The required output consists solely of the lines from the top of the listing through the line containing "Chart.register(...registerables);", transcribed exactly.

* BEGIN Available data *

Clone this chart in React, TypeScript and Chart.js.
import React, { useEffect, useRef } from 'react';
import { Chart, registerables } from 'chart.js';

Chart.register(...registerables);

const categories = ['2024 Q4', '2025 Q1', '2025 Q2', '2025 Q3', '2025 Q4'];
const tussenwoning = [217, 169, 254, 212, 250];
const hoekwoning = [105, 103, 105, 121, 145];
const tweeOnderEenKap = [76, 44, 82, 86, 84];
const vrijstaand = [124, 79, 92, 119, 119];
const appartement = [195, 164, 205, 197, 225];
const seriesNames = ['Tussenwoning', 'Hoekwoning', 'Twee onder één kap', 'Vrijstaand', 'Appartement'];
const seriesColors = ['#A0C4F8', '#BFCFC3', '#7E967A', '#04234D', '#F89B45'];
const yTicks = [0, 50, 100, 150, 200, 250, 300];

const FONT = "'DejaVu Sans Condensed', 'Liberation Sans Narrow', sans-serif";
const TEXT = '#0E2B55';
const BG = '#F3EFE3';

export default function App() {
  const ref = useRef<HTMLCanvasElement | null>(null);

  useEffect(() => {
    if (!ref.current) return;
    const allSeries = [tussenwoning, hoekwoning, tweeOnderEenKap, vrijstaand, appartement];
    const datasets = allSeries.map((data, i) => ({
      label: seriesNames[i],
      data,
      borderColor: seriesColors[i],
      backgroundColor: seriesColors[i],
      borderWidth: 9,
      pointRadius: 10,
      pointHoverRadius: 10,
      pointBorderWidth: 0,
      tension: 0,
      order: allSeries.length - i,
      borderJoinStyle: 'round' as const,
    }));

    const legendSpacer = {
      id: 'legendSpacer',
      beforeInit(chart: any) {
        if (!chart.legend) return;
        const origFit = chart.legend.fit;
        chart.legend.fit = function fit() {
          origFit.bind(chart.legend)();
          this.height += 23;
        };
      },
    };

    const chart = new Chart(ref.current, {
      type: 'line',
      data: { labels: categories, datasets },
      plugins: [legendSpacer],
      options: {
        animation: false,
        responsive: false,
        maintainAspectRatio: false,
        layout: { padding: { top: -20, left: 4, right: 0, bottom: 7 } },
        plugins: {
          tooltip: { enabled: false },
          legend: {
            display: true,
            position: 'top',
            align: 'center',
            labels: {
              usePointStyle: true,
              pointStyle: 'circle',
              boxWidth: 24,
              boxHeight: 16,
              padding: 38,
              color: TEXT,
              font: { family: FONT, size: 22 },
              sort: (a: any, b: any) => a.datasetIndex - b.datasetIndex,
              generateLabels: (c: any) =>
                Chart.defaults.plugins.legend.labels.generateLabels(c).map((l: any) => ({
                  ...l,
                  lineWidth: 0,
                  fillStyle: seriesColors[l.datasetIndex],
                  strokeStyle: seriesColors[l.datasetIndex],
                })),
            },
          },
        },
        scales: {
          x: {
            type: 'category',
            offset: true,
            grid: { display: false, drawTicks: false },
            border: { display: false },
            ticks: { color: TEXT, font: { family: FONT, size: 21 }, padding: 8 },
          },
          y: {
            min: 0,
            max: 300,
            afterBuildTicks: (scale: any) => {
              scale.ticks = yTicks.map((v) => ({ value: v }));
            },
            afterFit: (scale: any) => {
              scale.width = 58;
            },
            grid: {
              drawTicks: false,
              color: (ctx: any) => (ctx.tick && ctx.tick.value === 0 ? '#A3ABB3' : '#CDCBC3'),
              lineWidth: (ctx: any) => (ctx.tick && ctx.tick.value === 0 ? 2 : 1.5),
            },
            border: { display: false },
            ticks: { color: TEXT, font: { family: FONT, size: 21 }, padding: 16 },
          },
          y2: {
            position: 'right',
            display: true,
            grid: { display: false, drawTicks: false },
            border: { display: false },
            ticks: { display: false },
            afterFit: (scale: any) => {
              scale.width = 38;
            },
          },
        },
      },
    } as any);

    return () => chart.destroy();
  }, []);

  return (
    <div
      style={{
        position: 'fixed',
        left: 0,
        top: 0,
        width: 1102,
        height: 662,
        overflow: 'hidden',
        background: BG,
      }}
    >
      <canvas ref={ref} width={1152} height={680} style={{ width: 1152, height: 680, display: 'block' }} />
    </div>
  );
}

* END Available data *

▶ Answer to this task
Clone this chart in React, TypeScript and Chart.js.
import React, { useEffect, useRef } from 'react';
import { Chart, registerables } from 'chart.js';

Chart.register(...registerables);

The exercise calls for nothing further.